You won't avoid it in the future. You will always get that one extra request, if not by your student, then by your head of department who needs a last-minute input, your colleague that finds that one proposal deadline in two days, etc.
Many people suggest to just say no to taking things on. This is a common oversimplification and it needs to be considered judiciously. Saying no is particularly difficult for a junior academic.
You can deny the student, but you might deprive them of a vital career opportunity. You can may say no the head of department, but that's costing you political capital. You can say no to your colleague and, next time, they will ask someone else to join their project.
As consequence, you need to evaluate if that's a cost you are ready to bear. As you become more senior, this may be easier to do. However, as long as you are in a junior phase of your career, you may be reluctant to do so, since you still need to build up your reputation.
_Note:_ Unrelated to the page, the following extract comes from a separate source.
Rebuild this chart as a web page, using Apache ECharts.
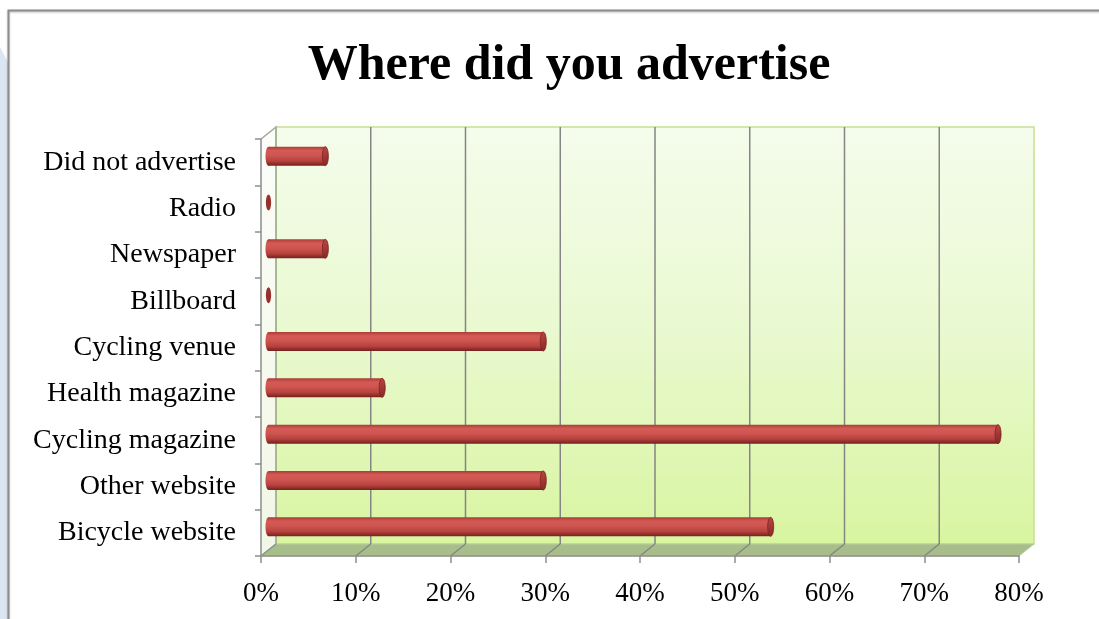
<!DOCTYPE html>
<html>
<head>
<meta charset="utf-8">
<script src="https://cdn.jsdelivr.net/npm/echarts@6/dist/echarts.min.js"></script>
<style>
  html, body { margin: 0; padding: 0; background: #ffffff; }
  #chart { width: 1099px; height: 619px; }
</style>
</head>
<body>
<div id="chart"></div>
<script>
// Survey answers, bottom row first (category axis grows upward)
const categories = [
  'Bicycle website', 'Other website', 'Cycling magazine', 'Health magazine',
  'Cycling venue', 'Billboard', 'Newspaper', 'Radio', 'Did not advertise'
];
const shares = [53, 29, 77, 12, 29, 0, 6, 0, 6];   // percent of respondents
const axisMin = 0;
const axisMax = 80;
const axisStep = 10;
const titleText = 'Where did you advertise';

// Pseudo-3D depth: how far the back wall sits from the front plane
const DX = 15, DY = -12;
const BAR_H = 19;
const SERIF = '"Liberation Serif", "DejaVu Serif", serif';

const LG = echarts.graphic.LinearGradient;

// Back wall, side wall, floor and the wall grid lines
function renderWalls(params, api) {
  const cs = params.coordSys;
  const x0 = cs.x, y0 = cs.y, x1 = cs.x + cs.width, y1 = cs.y + cs.height;
  const kids = [];
  kids.push({
    type: 'polygon',
    shape: { points: [[x0 + DX, y0 + DY], [x1 + DX, y0 + DY], [x1 + DX, y1 + DY], [x0 + DX, y1 + DY]] },
    style: {
      fill: new LG(0, 0, 0, 1, [
        { offset: 0, color: '#f5fcec' },
        { offset: 0.5, color: '#e9f9cf' },
        { offset: 1, color: '#d8f5a0' }
      ]),
      stroke: '#c6e193', lineWidth: 1.5
    }
  });
  kids.push({
    type: 'polygon',
    shape: { points: [[x0, y0], [x0 + DX, y0 + DY], [x0 + DX, y1 + DY], [x0, y1]] },
    style: {
      fill: new LG(0, 0, 0, 1, [
        { offset: 0, color: '#fbfdf8' },
        { offset: 1, color: '#f1f7e6' }
      ]),
      stroke: '#a3a3a3', lineWidth: 1.5
    }
  });
  kids.push({
    type: 'polygon',
    shape: { points: [[x0, y1], [x1, y1], [x1 + DX, y1 + DY], [x0 + DX, y1 + DY]] },
    style: { fill: '#a8be8a', stroke: '#b9cf9a', lineWidth: 1 }
  });
  // back wall left edge
  kids.push({
    type: 'line',
    shape: { x1: x0 + DX, y1: y0 + DY, x2: x0 + DX, y2: y1 + DY },
    style: { stroke: '#a6b98e', lineWidth: 1.5 }
  });
  for (let v = axisMin + axisStep; v < axisMax; v += axisStep) {
    const x = api.coord([v, 0])[0];
    kids.push({
      type: 'line',
      shape: { x1: x + DX, y1: y0 + DY, x2: x + DX, y2: y1 + DY },
      style: { stroke: '#858585', lineWidth: 1.5 }
    });
    kids.push({
      type: 'line',
      shape: { x1: x, y1: y1, x2: x + DX, y2: y1 + DY },
      style: { stroke: '#858585', lineWidth: 1.5 }
    });
  }
  // floor diagonal at the origin
  kids.push({
    type: 'line',
    shape: { x1: x0, y1: y1, x2: x0 + DX, y2: y1 + DY },
    style: { stroke: '#8f8f8f', lineWidth: 1.5 }
  });
  return { type: 'group', children: kids };
}

// Horizontal cylinder for one category, sitting mid-depth
function renderCylinder(params, api) {
  const v = api.value(0), idx = api.value(1);
  const s = api.coord([0, idx]);
  const e = api.coord([v, idx]);
  const cy = s[1] + DY / 2;
  const sx = s[0] + DX / 2;
  const ex = e[0] + DX / 2;
  const h = BAR_H, ry = h / 2, rx = 3;
  const body = new LG(0, 0, 0, 1, [
    { offset: 0, color: '#ad3b37' },
    { offset: 0.2, color: '#d35a55' },
    { offset: 0.45, color: '#cf5550' },
    { offset: 0.75, color: '#b6423e' },
    { offset: 1, color: '#74201d' }
  ]);
  const cap = new LG(0, 0, 1, 1, [
    { offset: 0, color: '#bd4843' },
    { offset: 1, color: '#842825' }
  ]);
  const kids = [];
  if (ex - sx > 1) {
    kids.push({ type: 'ellipse', shape: { cx: sx, cy: cy, rx: rx, ry: ry }, style: { fill: body } });
    kids.push({ type: 'rect', shape: { x: sx, y: cy - ry, width: ex - sx, height: h }, style: { fill: body } });
    kids.push({ type: 'ellipse', shape: { cx: ex, cy: cy, rx: rx, ry: ry }, style: { fill: cap, stroke: '#7a2320', lineWidth: 0.8 } });
  } else {
    kids.push({ type: 'ellipse', shape: { cx: sx, cy: cy, rx: 2.6, ry: ry - 1.5 }, style: { fill: '#96302c' } });
  }
  return { type: 'group', children: kids };
}

const chart = echarts.init(document.getElementById('chart'), null, { renderer: 'canvas' });

chart.setOption({
  animation: false,
  backgroundColor: '#ffffff',
  title: {
    text: titleText,
    left: 564,
    top: 36,
    textAlign: 'center',
    textStyle: { fontFamily: SERIF, fontWeight: 'bold', fontSize: 50, color: '#000000' }
  },
  graphic: [
    // blue page margin at the far left
    {
      type: 'polygon', z: -10,
      shape: { points: [[0, 47], [8, 62], [8, 619], [0, 619]] },
      style: { fill: '#dce6f2' }
    },
    // chart frame
    {
      type: 'rect', z: 100,
      shape: { x: 8.5, y: 10.5, width: 1200, height: 700 },
      style: { fill: 'none', stroke: '#8c8c8c', lineWidth: 2, shadowColor: 'rgba(0,0,0,0.25)', shadowBlur: 2, shadowOffsetY: 1 }
    }
  ],
  grid: { left: 261, right: 80, top: 139, bottom: 63, containLabel: false },
  xAxis: {
    type: 'value',
    min: axisMin, max: axisMax, interval: axisStep,
    z: 5,
    axisLine: { show: true, lineStyle: { color: '#8f8f8f', width: 1.5 } },
    axisTick: { show: true, length: 7, lineStyle: { color: '#8f8f8f', width: 1.5 } },
    splitLine: { show: false },
    axisLabel: {
      formatter: '{value}%', margin: 24,
      fontFamily: SERIF, fontSize: 27, color: '#000000'
    }
  },
  yAxis: {
    type: 'category',
    data: categories,
    z: 5,
    axisLine: { show: true, lineStyle: { color: '#a3a3a3', width: 1.5 } },
    axisTick: { show: true, length: 6, lineStyle: { color: '#8f8f8f', width: 1.5 } },
    splitLine: { show: false },
    axisLabel: {
      margin: 25, fontFamily: SERIF, fontSize: 28, color: '#000000',
      padding: [5, 0, 0, 0]
    }
  },
  series: [
    {
      type: 'custom', name: 'walls', z: 1, silent: true,
      renderItem: renderWalls,
      data: [[0, 0]]
    },
    {
      type: 'custom', name: 'share', z: 6,
      renderItem: renderCylinder,
      encode: { x: 0, y: 1 },
      data: shares.map((v, i) => [v, i])
    }
  ]
});
</script>
</body>
</html>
One part of the response is, partly, to keep a few buffers in your schedule, as other answers suggest. But, I'll be frank, that may simply not be possible. No matter how much the mantra of work/life balance is repeated today - the life of an academic, especially a junior one, has extremely busy stretches. Not all the time, and there also is a lot of flexibility; but, let's face it, over phases, you may be drastically oversubscribed. It's just the way it is.
Therefore, you need to look to alternative trade-offs, and the most important one is to learn to work to the available time slot and trade in quality for time.
Note that, with your researcher hat on, you want to ensure the highest degree of quality for your scientific work, especially the carrying out of the research and the write-up of the papers. These require (ideally) the highest degree of clean-up, consolidation and polishedness and can in general not be rushed. Here, you need to take your time and give every detail its due respect.
For non-scientific routine work, however, it is often well possible to accept an effective less-than-perfect approach.
For a LOR, for instance, you can hack one out by writing how you met the student, your experience with them, a general evaluation based on this evidence, and your conclusions about whether they are suitable for the job. A pithy and well-written 3-4 paragraphs LOR is, for a talented undergrad, a perfectly sufficient space to help them into a strong program. It's far easier to write a LOR for a very bright student than for a generally support-worthy, but not quite as strong one.
With a bit of experience, a strong LOR can be written well in 20-30 minutes (without AI!). But you need to accept that it will probably not be as powerful a LOR as you could devise if you had 2 or 3 hours. That's the price that the student needs to pay for coming in the last minute; not because you wish that price to be paid, but simply by force of the circumstances.
But at the same time, knowing you can trade this off gives you the elasticity that you need to add this one more thing into your packed plate.